§ **Goal of the exercise**: Which lines hold the word "with"? Copy each of them from the material.

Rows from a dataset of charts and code

########

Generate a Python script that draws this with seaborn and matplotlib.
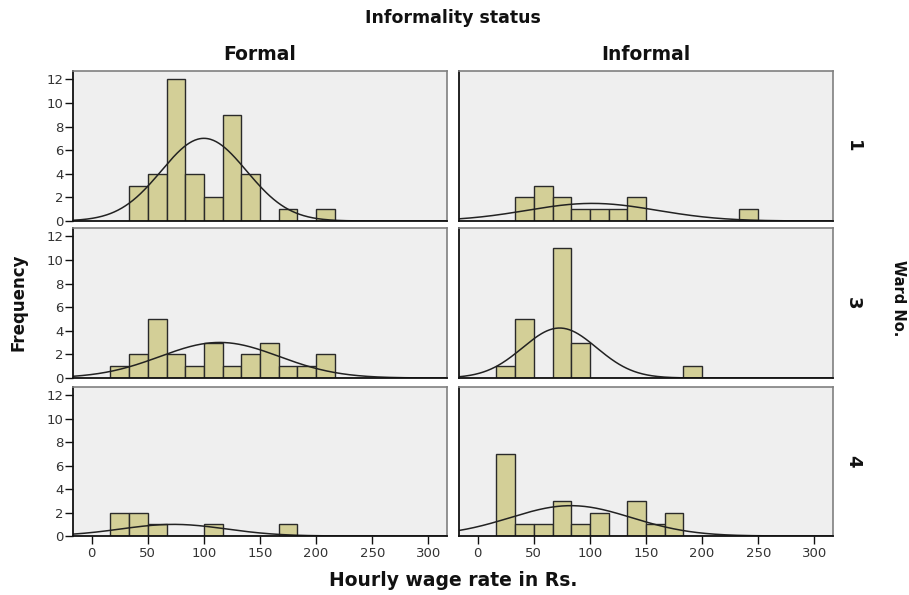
import numpy as np
import pandas as pd
import matplotlib
matplotlib.use("Agg")
import matplotlib.pyplot as plt
import seaborn as sns

sns.set_style("white")
plt.rcParams['font.family'] = ['DejaVu Sans']

# ---- data ----
bin_width = 50 / 3
bin_start = 50 / 3          # left edge of first bin
# counts per bin, bins starting at 16.67 with width 16.67
formal_w1 = [0, 3, 4, 12, 4, 2, 9, 4, 0, 1, 0, 1, 0, 0]
informal_w1 = [0, 2, 3, 2, 1, 1, 1, 2, 0, 0, 0, 0, 0, 1]
formal_w3 = [1, 2, 5, 2, 1, 3, 1, 2, 3, 1, 1, 2, 0, 0]
informal_w3 = [1, 5, 0, 11, 3, 0, 0, 0, 0, 0, 1, 0, 0, 0]
formal_w4 = [2, 2, 1, 0, 0, 1, 0, 0, 0, 1, 0, 0, 0, 0]
informal_w4 = [7, 1, 1, 3, 1, 2, 0, 3, 1, 2, 0, 0, 0, 0]

# fitted normal curve parameters (mean, sd)
formal_w1_fit = (100, 38)
informal_w1_fit = (102, 58)
formal_w3_fit = (114, 53)
informal_w3_fit = (73, 33)
formal_w4_fit = (73, 47)
informal_w4_fit = (83, 54)

wards = ["1", "3", "4"]
statuses = ["Formal", "Informal"]
counts = {("1", "Formal"): formal_w1, ("1", "Informal"): informal_w1,
          ("3", "Formal"): formal_w3, ("3", "Informal"): informal_w3,
          ("4", "Formal"): formal_w4, ("4", "Informal"): informal_w4}
fits = {("1", "Formal"): formal_w1_fit, ("1", "Informal"): informal_w1_fit,
        ("3", "Formal"): formal_w3_fit, ("3", "Informal"): informal_w3_fit,
        ("4", "Formal"): formal_w4_fit, ("4", "Informal"): informal_w4_fit}
y_ticks = [0, 2, 4, 6, 8, 10, 12]
x_ticks = [0, 50, 100, 150, 200, 250, 300]

# ---- figure ----
W, H = 909, 595
fig = plt.figure(figsize=(W / 100, H / 100), dpi=100)

col_x = [73, 459]
col_w = 374
row_y = [(71, 221), (228, 378), (387, 536)]

bar_color = "#d3cf97"
bg = "#efefef"
txt = "#111111"

for r, ward in enumerate(wards):
    y0, y1 = row_y[r]
    for c, st in enumerate(statuses):
        ax = fig.add_axes([col_x[c] / W, (H - y1) / H, col_w / W, (y1 - y0) / H])
        ax.set_facecolor(bg)
        cnt = counts[(ward, st)]
        n = len(cnt)
        centers = [bin_start + bin_width * (i + 0.5) for i in range(n)]
        edges = [bin_start + bin_width * i for i in range(n + 1)]
        df = pd.DataFrame({"x": centers, "w": cnt})
        sns.histplot(data=df, x="x", weights="w", bins=edges, ax=ax,
                     color=bar_color, alpha=1, edgecolor="#2a2a2a", linewidth=1.0)
        mu, sd = fits[(ward, st)]
        N = sum(cnt)
        xs = np.linspace(-16.67, 316.67, 400)
        ys = N * bin_width / (sd * np.sqrt(2 * np.pi)) * np.exp(-0.5 * ((xs - mu) / sd) ** 2)
        sns.lineplot(x=xs, y=ys, ax=ax, color="#222222", linewidth=1.1)
        ax.set_xlim(-16.67, 316.67)
        ax.set_ylim(0, 12.7)
        ax.set_xlabel("")
        ax.set_ylabel("")
        for side in ["top", "right"]:
            ax.spines[side].set_color("#808080")
            ax.spines[side].set_linewidth(1.2)
        for side in ["left", "bottom"]:
            ax.spines[side].set_color("#111111")
            ax.spines[side].set_linewidth(1.3)
        if c == 0:
            ax.set_yticks(y_ticks)
            ax.tick_params(axis="y", length=6, width=1, color="#111111",
                           labelsize=9.5, pad=1, labelcolor="#333333")
        else:
            ax.set_yticks([])
        if r == 2:
            ax.set_xticks(x_ticks)
            ax.tick_params(axis="x", length=6, width=1, color="#111111",
                           labelsize=9.5, pad=2, labelcolor="#333333")
        else:
            ax.set_xticks([])
        ax.tick_params(bottom=(r == 2), left=(c == 0))

# titles and labels
fig.text(453 / W, 1 - 18 / H, "Informality status", ha="center", va="center",
         fontsize=12.5, fontweight="bold", color=txt)
fig.text(260 / W, 1 - 55 / H, "Formal", ha="center", va="center",
         fontsize=13.5, fontweight="bold", color=txt)
fig.text(646 / W, 1 - 55 / H, "Informal", ha="center", va="center",
         fontsize=13.5, fontweight="bold", color=txt)
for r, ward in enumerate(wards):
    y0, y1 = row_y[r]
    fig.text(853 / W, 1 - ((y0 + y1) / 2) / H, ward, ha="center", va="center",
             rotation=270, fontsize=13, fontweight="bold", color=txt)
fig.text(898 / W, 1 - 298 / H, "Ward No.", ha="center", va="center",
         rotation=270, fontsize=10.5, fontweight="bold", color=txt)
fig.text(19 / W, 1 - 302 / H, "Frequency", ha="center", va="center",
         rotation=90, fontsize=12, fontweight="bold", color=txt)
fig.text(453 / W, 1 - 580 / H, "Hourly wage rate in Rs.", ha="center", va="center",
         fontsize=13.5, fontweight="bold", color=txt)

fig.savefig("out.png", dpi=100, facecolor="white")
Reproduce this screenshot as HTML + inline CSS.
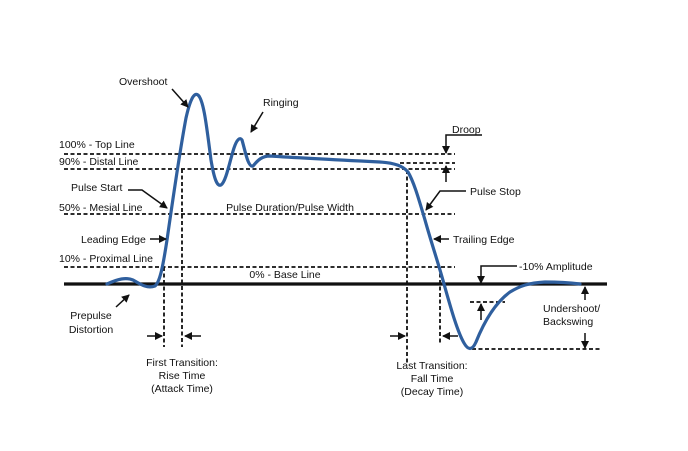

########

§ **Completed exercise**:
Generate a Python script that draws this with seaborn and matplotlib.
# counts per bin, bins starting at 16.67 with width 16.67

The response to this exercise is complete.